You can see the grain in wrought iron barrles where they were pounded over a mandrell. This grain looks like it can be reproduced by draw filing across the flats at a 45 angle with a corse file then finish up with a finer file. Ive thought about doing that but so far I dont have the guts to do that to a fine barrel.
54Ball,
I believe the transparent purplish blue you call charcoal bluing is generally called “temper blue” or simply “heat blue” and it is very different from the much thicker scale blue generated by charcoal bluing. Temper blue is created at about 600 degrees F. and is the same color found on clock springs, sword blades, etc. where a higher heat would have ruined the temper. On the other hand, charcoal blue results from packing the barrel in charcoal (to form a lower oxygen atmosphere, and heating it to about 900-1000 degrees for a period of time sufficient to build up a tough gray-blue scale on the surface.

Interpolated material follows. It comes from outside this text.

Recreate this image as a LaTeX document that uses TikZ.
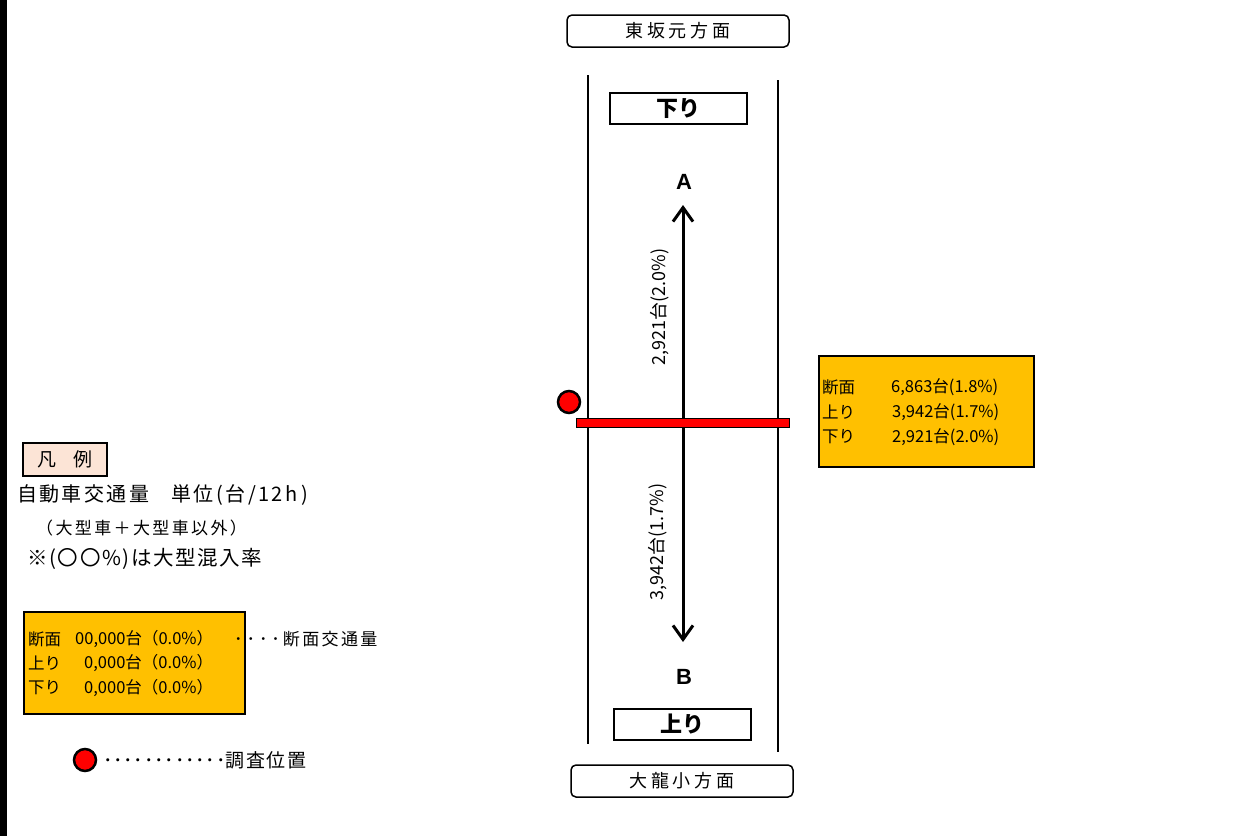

Temper blue wears away from unprotected areas and either one will eventually revert to the more stable brown oxide, rust, over time. As a good friend of mine, with a lot of experience in metal conservation, says, “All iron, and steel, is turning back into iron ore. How long it will takes for this to happen simply depends on the conditions.”
I have worked a lot of wrought iron in both barrels & locks and there is very little difference in the surface color, or appearance, of good quality wrought iron and modern mild steel. Look at some of the brightly polished locks on some European guns.
The lower grades of wrought iron do show a “grain” because of the silicon inclusions but that cheaper iron was more often used on wagon tires and ship’s anchors. When you see grain, especially spiral grain, in a gun barrel it is usually intentional and decorative. I don’t recall ever seeing a longrifle with a twist welded barrel unless the barrel was of a European gun.
When people talk about wrought iron being more rust resistant than modern steel they are usually referring to specifications related to structural use like bridges and steam boilers. The property they are often misunderstanding, in thinking this would apply to a gun barrel, is that wrought iron rusts about as quickly as mild steel but because of the silicate inclusions the rust doesn’t scale away as fast. Therefore the wrought iron forms a layer of rust that helps protect the underlying iron from further rusting. Years ago this property was duplicated in modern steel by adding some copper alloy and it was used for some buildings with external iron framing.